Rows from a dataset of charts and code
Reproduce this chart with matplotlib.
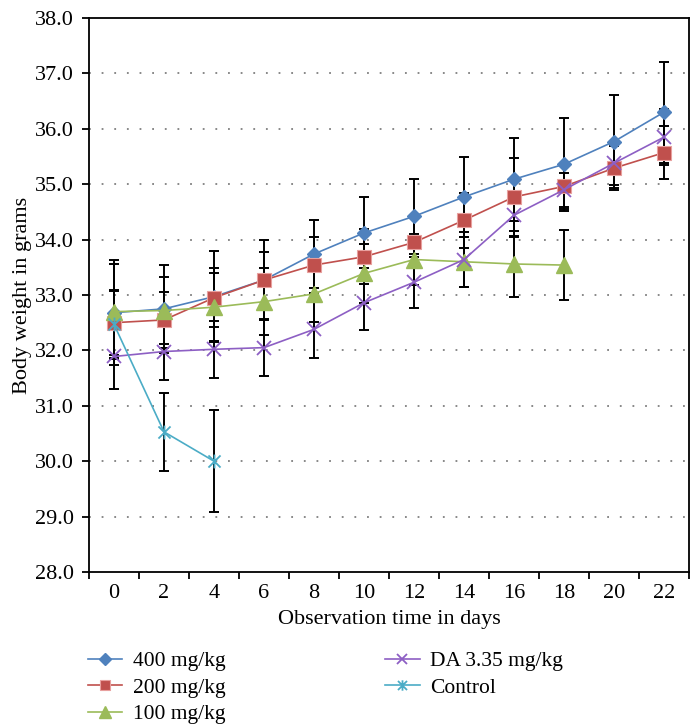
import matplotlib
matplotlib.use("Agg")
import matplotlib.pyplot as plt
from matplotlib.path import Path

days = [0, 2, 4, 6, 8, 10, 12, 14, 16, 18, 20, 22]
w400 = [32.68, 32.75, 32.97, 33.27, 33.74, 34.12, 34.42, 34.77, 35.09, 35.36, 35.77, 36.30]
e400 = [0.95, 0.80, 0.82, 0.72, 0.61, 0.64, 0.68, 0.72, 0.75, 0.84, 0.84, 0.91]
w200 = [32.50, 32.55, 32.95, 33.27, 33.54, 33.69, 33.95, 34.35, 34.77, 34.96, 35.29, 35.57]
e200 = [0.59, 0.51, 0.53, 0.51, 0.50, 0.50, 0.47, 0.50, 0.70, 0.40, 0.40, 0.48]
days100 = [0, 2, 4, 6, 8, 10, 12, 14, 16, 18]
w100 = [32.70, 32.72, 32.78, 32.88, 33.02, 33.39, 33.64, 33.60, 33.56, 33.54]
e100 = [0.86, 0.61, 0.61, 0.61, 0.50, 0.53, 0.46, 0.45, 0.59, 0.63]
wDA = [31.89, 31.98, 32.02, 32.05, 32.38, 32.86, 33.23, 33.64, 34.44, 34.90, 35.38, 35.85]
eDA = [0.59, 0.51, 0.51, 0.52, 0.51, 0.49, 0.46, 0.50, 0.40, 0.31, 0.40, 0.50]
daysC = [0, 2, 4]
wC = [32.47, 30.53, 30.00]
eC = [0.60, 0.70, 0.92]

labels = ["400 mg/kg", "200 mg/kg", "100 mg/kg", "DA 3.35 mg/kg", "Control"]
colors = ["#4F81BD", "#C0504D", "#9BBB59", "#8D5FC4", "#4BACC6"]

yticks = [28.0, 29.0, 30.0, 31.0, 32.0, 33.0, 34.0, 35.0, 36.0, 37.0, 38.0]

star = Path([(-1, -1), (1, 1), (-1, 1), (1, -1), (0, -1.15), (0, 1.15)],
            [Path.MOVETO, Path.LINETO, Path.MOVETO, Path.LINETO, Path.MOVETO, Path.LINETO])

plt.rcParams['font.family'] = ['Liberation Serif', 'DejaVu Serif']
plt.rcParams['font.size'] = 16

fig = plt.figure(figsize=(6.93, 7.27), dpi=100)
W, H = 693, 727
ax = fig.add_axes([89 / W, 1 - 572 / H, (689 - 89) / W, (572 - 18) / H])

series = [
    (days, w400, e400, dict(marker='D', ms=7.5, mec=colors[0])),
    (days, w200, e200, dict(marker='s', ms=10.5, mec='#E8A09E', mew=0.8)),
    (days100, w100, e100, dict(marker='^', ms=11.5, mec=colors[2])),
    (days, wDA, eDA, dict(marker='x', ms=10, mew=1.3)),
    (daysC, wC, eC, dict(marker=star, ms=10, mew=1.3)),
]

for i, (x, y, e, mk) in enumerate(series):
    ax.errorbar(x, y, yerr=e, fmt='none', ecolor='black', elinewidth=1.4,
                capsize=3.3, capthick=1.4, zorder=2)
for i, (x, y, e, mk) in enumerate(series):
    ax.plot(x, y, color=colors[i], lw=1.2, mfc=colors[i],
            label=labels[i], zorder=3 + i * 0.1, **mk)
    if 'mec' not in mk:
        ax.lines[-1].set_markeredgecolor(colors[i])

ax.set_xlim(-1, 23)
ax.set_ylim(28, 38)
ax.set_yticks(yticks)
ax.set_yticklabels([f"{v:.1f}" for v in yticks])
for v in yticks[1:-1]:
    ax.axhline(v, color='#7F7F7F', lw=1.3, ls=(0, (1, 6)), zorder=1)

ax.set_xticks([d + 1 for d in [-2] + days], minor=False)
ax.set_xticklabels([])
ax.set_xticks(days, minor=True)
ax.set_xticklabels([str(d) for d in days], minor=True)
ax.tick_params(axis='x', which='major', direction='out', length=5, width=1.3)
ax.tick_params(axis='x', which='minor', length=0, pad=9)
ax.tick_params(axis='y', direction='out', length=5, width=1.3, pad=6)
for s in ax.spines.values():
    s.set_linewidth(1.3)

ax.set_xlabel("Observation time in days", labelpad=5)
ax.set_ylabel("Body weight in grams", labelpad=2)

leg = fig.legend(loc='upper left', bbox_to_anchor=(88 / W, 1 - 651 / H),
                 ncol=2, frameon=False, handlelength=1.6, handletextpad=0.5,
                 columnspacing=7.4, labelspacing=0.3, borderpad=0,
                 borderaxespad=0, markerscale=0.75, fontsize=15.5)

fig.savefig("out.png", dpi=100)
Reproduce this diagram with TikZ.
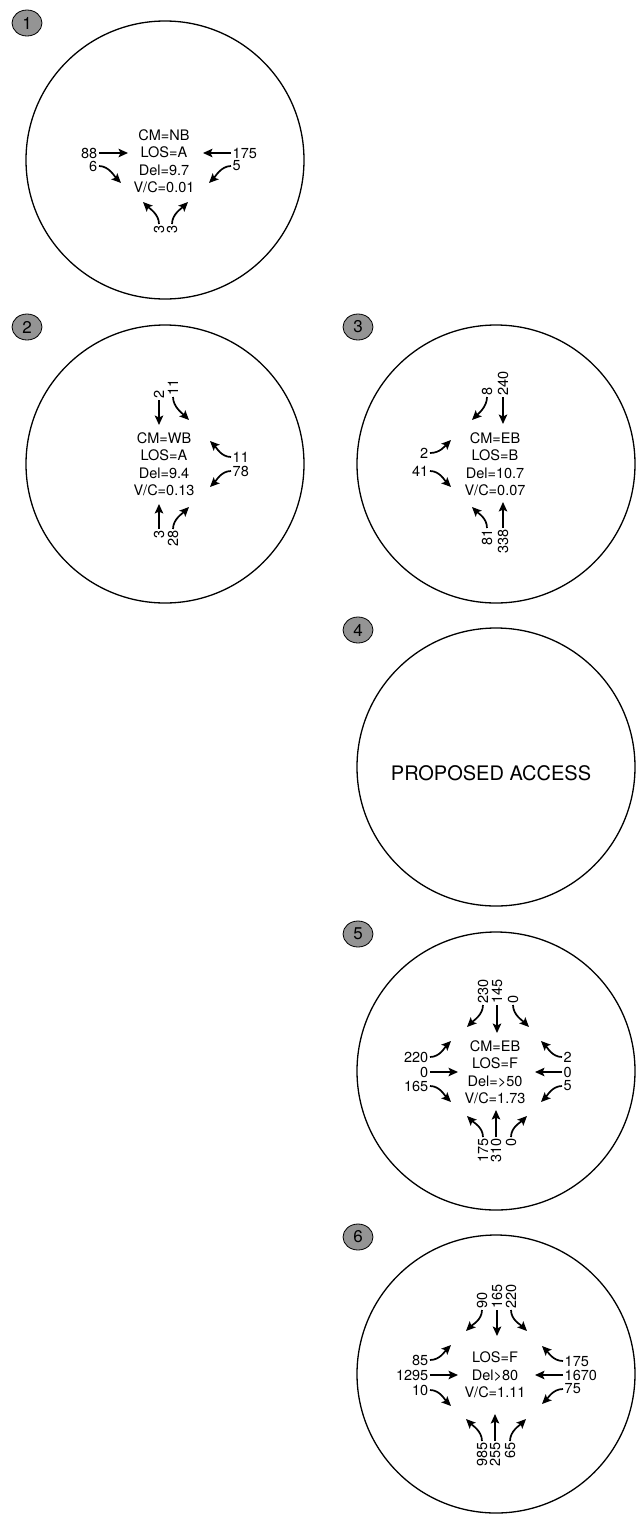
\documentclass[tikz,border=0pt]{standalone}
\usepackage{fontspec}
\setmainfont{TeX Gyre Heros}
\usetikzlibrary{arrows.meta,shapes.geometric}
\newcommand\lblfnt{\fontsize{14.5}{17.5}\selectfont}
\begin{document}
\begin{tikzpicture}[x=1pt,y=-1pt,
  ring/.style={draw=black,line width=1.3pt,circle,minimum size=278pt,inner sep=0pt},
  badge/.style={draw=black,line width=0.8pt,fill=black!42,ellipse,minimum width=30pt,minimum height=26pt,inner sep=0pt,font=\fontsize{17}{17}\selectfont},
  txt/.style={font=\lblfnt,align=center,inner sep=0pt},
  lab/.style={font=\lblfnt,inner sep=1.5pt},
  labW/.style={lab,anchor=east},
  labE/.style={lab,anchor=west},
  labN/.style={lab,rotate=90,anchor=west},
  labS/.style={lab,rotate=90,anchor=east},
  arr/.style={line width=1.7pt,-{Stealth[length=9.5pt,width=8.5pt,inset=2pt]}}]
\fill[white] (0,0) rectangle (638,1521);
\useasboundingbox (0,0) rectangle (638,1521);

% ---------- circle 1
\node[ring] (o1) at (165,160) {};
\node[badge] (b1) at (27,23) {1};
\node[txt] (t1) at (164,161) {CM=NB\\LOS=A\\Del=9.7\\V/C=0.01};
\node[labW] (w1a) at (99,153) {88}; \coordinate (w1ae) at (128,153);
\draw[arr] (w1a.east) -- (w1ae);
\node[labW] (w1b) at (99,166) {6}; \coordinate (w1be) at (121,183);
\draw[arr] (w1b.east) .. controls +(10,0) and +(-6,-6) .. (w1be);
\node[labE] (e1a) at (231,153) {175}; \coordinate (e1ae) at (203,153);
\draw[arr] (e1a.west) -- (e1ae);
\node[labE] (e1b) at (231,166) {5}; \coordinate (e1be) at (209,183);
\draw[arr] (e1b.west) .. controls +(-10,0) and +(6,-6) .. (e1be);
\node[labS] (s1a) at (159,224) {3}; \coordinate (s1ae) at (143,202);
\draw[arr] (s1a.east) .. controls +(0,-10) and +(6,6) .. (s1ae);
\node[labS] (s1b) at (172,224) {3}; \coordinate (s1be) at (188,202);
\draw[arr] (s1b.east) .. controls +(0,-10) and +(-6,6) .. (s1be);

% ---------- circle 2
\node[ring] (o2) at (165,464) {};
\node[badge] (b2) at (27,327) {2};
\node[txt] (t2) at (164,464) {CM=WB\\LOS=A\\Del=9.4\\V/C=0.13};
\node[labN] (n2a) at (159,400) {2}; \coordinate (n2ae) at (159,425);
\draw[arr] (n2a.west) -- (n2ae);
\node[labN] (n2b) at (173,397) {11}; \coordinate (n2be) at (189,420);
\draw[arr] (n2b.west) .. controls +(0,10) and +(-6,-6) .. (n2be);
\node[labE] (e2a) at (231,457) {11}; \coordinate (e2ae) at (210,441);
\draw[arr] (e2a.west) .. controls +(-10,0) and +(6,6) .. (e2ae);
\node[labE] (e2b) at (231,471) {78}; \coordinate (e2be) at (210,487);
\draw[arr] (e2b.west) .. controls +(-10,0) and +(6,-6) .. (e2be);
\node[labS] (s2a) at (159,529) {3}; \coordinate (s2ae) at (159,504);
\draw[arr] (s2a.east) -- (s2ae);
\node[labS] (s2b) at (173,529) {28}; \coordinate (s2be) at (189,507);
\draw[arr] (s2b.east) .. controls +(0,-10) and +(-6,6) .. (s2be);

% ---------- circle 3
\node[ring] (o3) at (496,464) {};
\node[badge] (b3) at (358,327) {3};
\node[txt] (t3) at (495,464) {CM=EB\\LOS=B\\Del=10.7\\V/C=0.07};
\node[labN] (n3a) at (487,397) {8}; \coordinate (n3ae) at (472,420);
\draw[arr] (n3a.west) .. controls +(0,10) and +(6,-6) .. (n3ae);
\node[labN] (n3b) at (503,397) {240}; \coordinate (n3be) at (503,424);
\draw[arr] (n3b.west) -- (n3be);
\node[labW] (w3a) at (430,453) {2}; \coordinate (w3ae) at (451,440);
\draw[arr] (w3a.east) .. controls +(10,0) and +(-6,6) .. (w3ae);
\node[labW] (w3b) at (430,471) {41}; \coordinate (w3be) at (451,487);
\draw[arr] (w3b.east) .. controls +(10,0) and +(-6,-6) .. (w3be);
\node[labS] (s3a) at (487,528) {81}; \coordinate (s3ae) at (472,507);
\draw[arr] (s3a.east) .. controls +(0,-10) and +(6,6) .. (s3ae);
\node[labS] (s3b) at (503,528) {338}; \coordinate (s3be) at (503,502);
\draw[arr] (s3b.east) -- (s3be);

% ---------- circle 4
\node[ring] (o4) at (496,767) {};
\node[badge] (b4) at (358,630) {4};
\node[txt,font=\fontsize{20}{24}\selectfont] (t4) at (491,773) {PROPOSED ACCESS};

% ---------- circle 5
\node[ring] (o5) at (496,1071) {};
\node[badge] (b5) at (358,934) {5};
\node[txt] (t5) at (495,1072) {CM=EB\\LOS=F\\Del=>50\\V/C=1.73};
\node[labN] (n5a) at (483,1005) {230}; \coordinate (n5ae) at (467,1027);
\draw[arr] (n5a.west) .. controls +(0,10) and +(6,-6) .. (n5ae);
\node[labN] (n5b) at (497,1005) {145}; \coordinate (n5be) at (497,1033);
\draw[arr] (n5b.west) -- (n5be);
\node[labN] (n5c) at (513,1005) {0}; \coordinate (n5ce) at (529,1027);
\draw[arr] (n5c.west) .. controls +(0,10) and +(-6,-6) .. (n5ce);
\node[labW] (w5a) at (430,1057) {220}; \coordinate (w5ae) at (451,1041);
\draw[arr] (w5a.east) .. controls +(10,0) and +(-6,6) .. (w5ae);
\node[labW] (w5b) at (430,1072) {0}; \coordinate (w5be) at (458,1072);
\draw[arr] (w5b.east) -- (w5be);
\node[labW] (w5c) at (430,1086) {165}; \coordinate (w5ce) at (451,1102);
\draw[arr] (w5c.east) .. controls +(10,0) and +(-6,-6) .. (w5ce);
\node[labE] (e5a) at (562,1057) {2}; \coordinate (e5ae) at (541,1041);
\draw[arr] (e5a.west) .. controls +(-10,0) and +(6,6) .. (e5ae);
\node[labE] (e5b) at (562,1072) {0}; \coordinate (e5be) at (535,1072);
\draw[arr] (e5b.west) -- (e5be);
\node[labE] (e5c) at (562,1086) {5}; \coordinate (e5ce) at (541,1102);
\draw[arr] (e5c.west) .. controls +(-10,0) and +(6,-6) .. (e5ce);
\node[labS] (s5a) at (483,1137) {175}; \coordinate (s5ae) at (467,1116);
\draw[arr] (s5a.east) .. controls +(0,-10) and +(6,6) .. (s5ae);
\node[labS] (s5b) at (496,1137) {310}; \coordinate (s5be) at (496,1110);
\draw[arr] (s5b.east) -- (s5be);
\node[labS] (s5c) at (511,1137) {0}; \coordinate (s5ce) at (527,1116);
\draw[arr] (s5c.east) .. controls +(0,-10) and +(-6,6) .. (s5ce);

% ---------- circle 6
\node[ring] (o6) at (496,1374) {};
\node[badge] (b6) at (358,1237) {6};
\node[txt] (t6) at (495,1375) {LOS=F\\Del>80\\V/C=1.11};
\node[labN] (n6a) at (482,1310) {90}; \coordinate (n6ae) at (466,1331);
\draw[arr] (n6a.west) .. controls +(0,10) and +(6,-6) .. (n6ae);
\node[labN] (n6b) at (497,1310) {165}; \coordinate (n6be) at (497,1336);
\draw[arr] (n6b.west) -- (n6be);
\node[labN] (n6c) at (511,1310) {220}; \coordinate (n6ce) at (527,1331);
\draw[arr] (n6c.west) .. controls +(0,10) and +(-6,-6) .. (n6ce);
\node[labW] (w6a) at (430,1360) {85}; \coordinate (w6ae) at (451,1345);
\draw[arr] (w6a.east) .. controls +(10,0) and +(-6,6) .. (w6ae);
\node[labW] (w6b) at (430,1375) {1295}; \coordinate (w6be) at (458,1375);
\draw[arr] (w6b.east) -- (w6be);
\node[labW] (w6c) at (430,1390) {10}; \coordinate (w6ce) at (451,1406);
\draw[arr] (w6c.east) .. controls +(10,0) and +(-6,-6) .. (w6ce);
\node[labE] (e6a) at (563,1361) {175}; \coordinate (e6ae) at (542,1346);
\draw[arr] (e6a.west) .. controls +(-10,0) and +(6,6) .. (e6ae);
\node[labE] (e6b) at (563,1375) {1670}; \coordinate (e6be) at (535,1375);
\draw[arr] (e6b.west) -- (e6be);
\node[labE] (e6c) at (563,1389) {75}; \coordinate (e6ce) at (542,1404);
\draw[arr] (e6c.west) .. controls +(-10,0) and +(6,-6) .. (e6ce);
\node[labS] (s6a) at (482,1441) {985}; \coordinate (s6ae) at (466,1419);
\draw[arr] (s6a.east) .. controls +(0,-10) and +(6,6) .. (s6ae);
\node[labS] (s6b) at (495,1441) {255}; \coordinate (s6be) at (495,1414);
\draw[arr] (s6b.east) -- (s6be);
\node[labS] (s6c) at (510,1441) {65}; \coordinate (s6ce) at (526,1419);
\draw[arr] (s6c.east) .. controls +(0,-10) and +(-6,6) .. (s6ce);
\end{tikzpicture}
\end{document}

--- Given request ---
Among the lines of the data, identify those with the word "Reproduce". Copy each of them.

--- Problem solution ---
Reproduce this chart with matplotlib.
Reproduce this diagram with TikZ.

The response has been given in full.